Patently Evil?

Discourse.net points out a Guardian article that reports:

Internet giant Google has drawn up plans to compile psychological profiles of millions of web users by covertly monitoring the way they play online games.

The company thinks it can glean information about an individual’s preferences and personality type by tracking their online behaviour, which could then be sold to advertisers. Details such as whether a person is more likely to be aggressive, hostile or dishonest could be obtained and stored for future use, it says. …

… The plans are detailed in a patent filed by Google in Europe and the US last month. It says people playing online role playing games such as Second Life and World of Warcraft would be particularly good to target, because they interact with other players and make decisions that probably reflect their behaviour in real life.

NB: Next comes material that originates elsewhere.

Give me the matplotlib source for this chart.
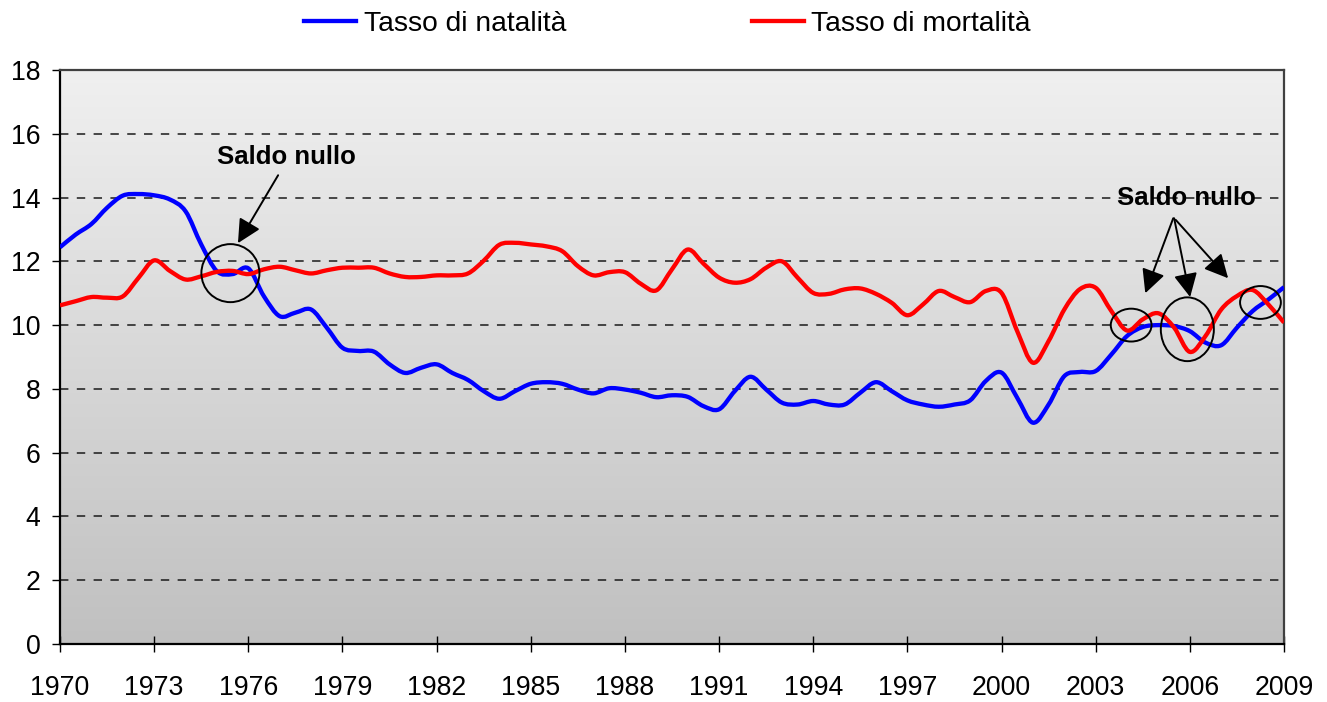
import numpy as np
import matplotlib
matplotlib.use("Agg")
import matplotlib.pyplot as plt
from matplotlib.patches import Ellipse, PathPatch
from matplotlib.path import Path
from matplotlib.lines import Line2D
from matplotlib.colors import LinearSegmentedColormap

plt.rcParams['font.family'] = ['Liberation Sans', 'DejaVu Sans']

# half-year sampling from 1970 to 2009
years = np.arange(1970, 2009.01, 0.5)

natalita = [12.44, 12.84, 13.17, 13.68, 14.06, 14.11, 14.07, 13.94, 13.57, 12.53,
            11.69, 11.60, 11.78, 10.90, 10.28, 10.39, 10.49, 9.92, 9.29, 9.19,
            9.17, 8.77, 8.50, 8.66, 8.77, 8.50, 8.28, 7.93, 7.69, 7.93,
            8.16, 8.21, 8.16, 7.98, 7.86, 8.02, 7.98, 7.88, 7.74, 7.80,
            7.75, 7.46, 7.36, 7.93, 8.38, 7.98, 7.57, 7.51, 7.62, 7.51,
            7.51, 7.88, 8.21, 7.93, 7.64, 7.51, 7.44, 7.51, 7.64, 8.25,
            8.51, 7.72, 6.94, 7.51, 8.40, 8.53, 8.56, 9.08, 9.66, 9.94,
            10.00, 9.97, 9.81, 9.45, 9.37, 9.92, 10.44, 10.80, 11.19]

mortalita = [10.62, 10.75, 10.88, 10.86, 10.90, 11.48, 12.03, 11.70, 11.43, 11.53,
             11.67, 11.70, 11.60, 11.75, 11.83, 11.72, 11.62, 11.72, 11.80, 11.80,
             11.80, 11.62, 11.51, 11.51, 11.56, 11.56, 11.62, 12.02, 12.52, 12.58,
             12.53, 12.47, 12.32, 11.85, 11.56, 11.66, 11.66, 11.30, 11.09, 11.75,
             12.37, 11.93, 11.49, 11.33, 11.44, 11.80, 12.00, 11.49, 11.01, 10.98,
             11.12, 11.15, 10.98, 10.70, 10.31, 10.65, 11.07, 10.88, 10.72, 11.07,
             11.01, 9.81, 8.82, 9.50, 10.49, 11.13, 11.17, 10.44, 9.83, 10.18,
             10.37, 9.92, 9.16, 9.66, 10.49, 10.91, 11.10, 10.65, 10.08]

xticks = list(range(1970, 2010, 3))
yticks = list(range(0, 19, 2))
labels = ['Tasso di natalità', 'Tasso di mortalità']
colors = ['#0000FF', '#FF0000']
annot_text = 'Saldo nullo'


def smooth_path(x, y):
    """Smoothed line through the data points (like a spreadsheet 'smoothed line')."""
    p = np.column_stack([x, y]).astype(float)
    ext = np.vstack([p[0], p, p[-1]])
    verts = [p[0]]
    codes = [Path.MOVETO]
    for i in range(len(p) - 1):
        p0, p1, p2, p3 = ext[i], ext[i + 1], ext[i + 2], ext[i + 3]
        c1 = p1 + (p2 - p0) / 6.0
        c2 = p2 - (p3 - p1) / 6.0
        verts += [c1, c2, p2]
        codes += [Path.CURVE4] * 3
    return Path(verts, codes)


fig = plt.figure(figsize=(13.27, 7.02), dpi=100)
ax = fig.add_axes([60/1327, 58/702, 1224/1327, 574/702])

# gradient background
grad = np.linspace(0, 1, 256).reshape(-1, 1)
cmap = LinearSegmentedColormap.from_list('g', ['#c0c0c0', '#f0f0f0'])
ax.imshow(grad, aspect='auto', cmap=cmap, origin='lower',
          extent=[1970, 2009, 0, 18], zorder=0)

for series, col in [(natalita, colors[0]), (mortalita, colors[1])]:
    ax.add_patch(PathPatch(smooth_path(years, series), fill=False, ec=col,
                           lw=3.1, zorder=3, joinstyle='round', capstyle='butt'))

ax.set_xlim(1970, 2009)
ax.set_ylim(0, 18)
ax.set_xticks(xticks)
ax.set_yticks(yticks)
ax.tick_params(axis='x', direction='inout', length=12, width=1, pad=16,
               labelsize=19.2)
ax.tick_params(axis='y', direction='out', length=6, width=1, pad=8,
               labelsize=19.2)

for v in yticks[1:-1]:
    ax.axhline(v, color='#1a1a1a', lw=1.1, ls=(0, (5.5, 5.5)), zorder=1)

for s in ['left', 'bottom']:
    ax.spines[s].set_linewidth(1.6)
    ax.spines[s].set_color('black')
for s in ['top', 'right']:
    ax.spines[s].set_linewidth(1.6)
    ax.spines[s].set_color('#404040')

# annotations
arrowprops = dict(arrowstyle='-|>', mutation_scale=36, lw=1.4, color='black',
                  shrinkA=0, shrinkB=0)
ax.text(1977.2, 15.27, annot_text, ha='center', va='center', fontsize=18.5,
        fontweight='bold', zorder=5)
ax.annotate('', xy=(1975.67, 12.57), xytext=(1976.95, 14.70),
            arrowprops=arrowprops, zorder=5)
ax.add_patch(Ellipse((1975.43, 11.63), 1.85, 1.82, fill=False, ec='black',
                     lw=1.4, zorder=4))

ax.text(2005.88, 13.98, annot_text, ha='center', va='center', fontsize=18.5,
        fontweight='bold', zorder=5)
for tail, head in [((2005.47, 13.35), (2004.58, 11.0)),
                   ((2005.50, 13.35), (2006.01, 10.88)),
                   ((2005.55, 13.30), (2007.22, 11.47))]:
    ax.annotate('', xy=head, xytext=tail, arrowprops=arrowprops, zorder=5)

for (cx, cy, w, h) in [(2004.13, 10.0, 1.30, 1.03),
                       (2005.92, 9.87, 1.69, 2.0),
                       (2008.25, 10.71, 1.30, 1.03)]:
    ax.add_patch(Ellipse((cx, cy), w, h, fill=False, ec='black', lw=1.4,
                         zorder=4))

handles = [Line2D([], [], color=c, lw=3.1) for c in colors]
fig.legend(handles, labels, loc='center', bbox_to_anchor=(0.503, 0.966), ncol=2,
           frameon=False, fontsize=20.3, handlelength=1.85, handletextpad=0.25,
           columnspacing=6.6)

fig.savefig('out.png', dpi=100)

The patent says: “User dialogue (eg from role playing games, simulation games, etc) may be used to characterise the user (eg literate, profane, blunt or polite, quiet etc). Also, user play may be used to characterise the user (eg cautious, risk-taker, aggressive, non-confrontational, stealthy, honest, cooperative, uncooperative, etc).”

The information could be used to make adverts that appear inside the game more “relevant to the user”, Google says.

Players who spend a lot of time exploring “may be interested in vacations, so the system may show ads for vacations”. And those who spend more time talking to other characters will see adverts for mobile phones.

The patent says Google could also monitor people playing on any game console that hooks up to the internet, including the Sony PlayStation, Nintendo Wii and Microsoft’s Xbox. It says information could be retrieved from previous game details saved on memory cards: “Such saved information may be thought of state information, and offers a valuable source of information to the advertisers.” …

The article ends with mentions of “massive multiplayer” online games World of Warcraft and Second Life. I’ve played both and I have to wonder if Google will also document, or cater to any advertisers who care about, the horrific amount of sexism in those games. Over at Screaming Into The Void, Amananta, (who has been highlighting “Sexist Gamer Comment Winners of the Day”), writes:

… I don’t think male gamers are actually more sexist than the males in the general population – in fact, there seems to be a liberal bias among many – I just have come to theorize that since they know they are a large majority of gamers (about 84% male) they figure either no women or not many women are going to hear how badly they think of them, so it doesn’t matter because it won’t hurt their chances of getting laid, since the women who might hear them are probably hundreds of miles away anyhow. They presume their audience is always male. There are programs where you can talk to gamers in order to do some gaming activities better, and whenever I or any other woman gets on they always are vocally stunned to realize there is an actual female playing. Therefore I can only conclude this is how men really think, is how they speak to each other when no women are around, and the more polite conversation they use in front of women publicly is just so they get a better chance of getting sex…

So I wonder: While it is violating gamer privacy on behalf of advertisers, will Google collect and disclose data about gamer sexism? And would this convince the folks at Linden Labs to integrate into their product dependable, remunerative employment opportunities for Second Life players who don’t want to do sex work?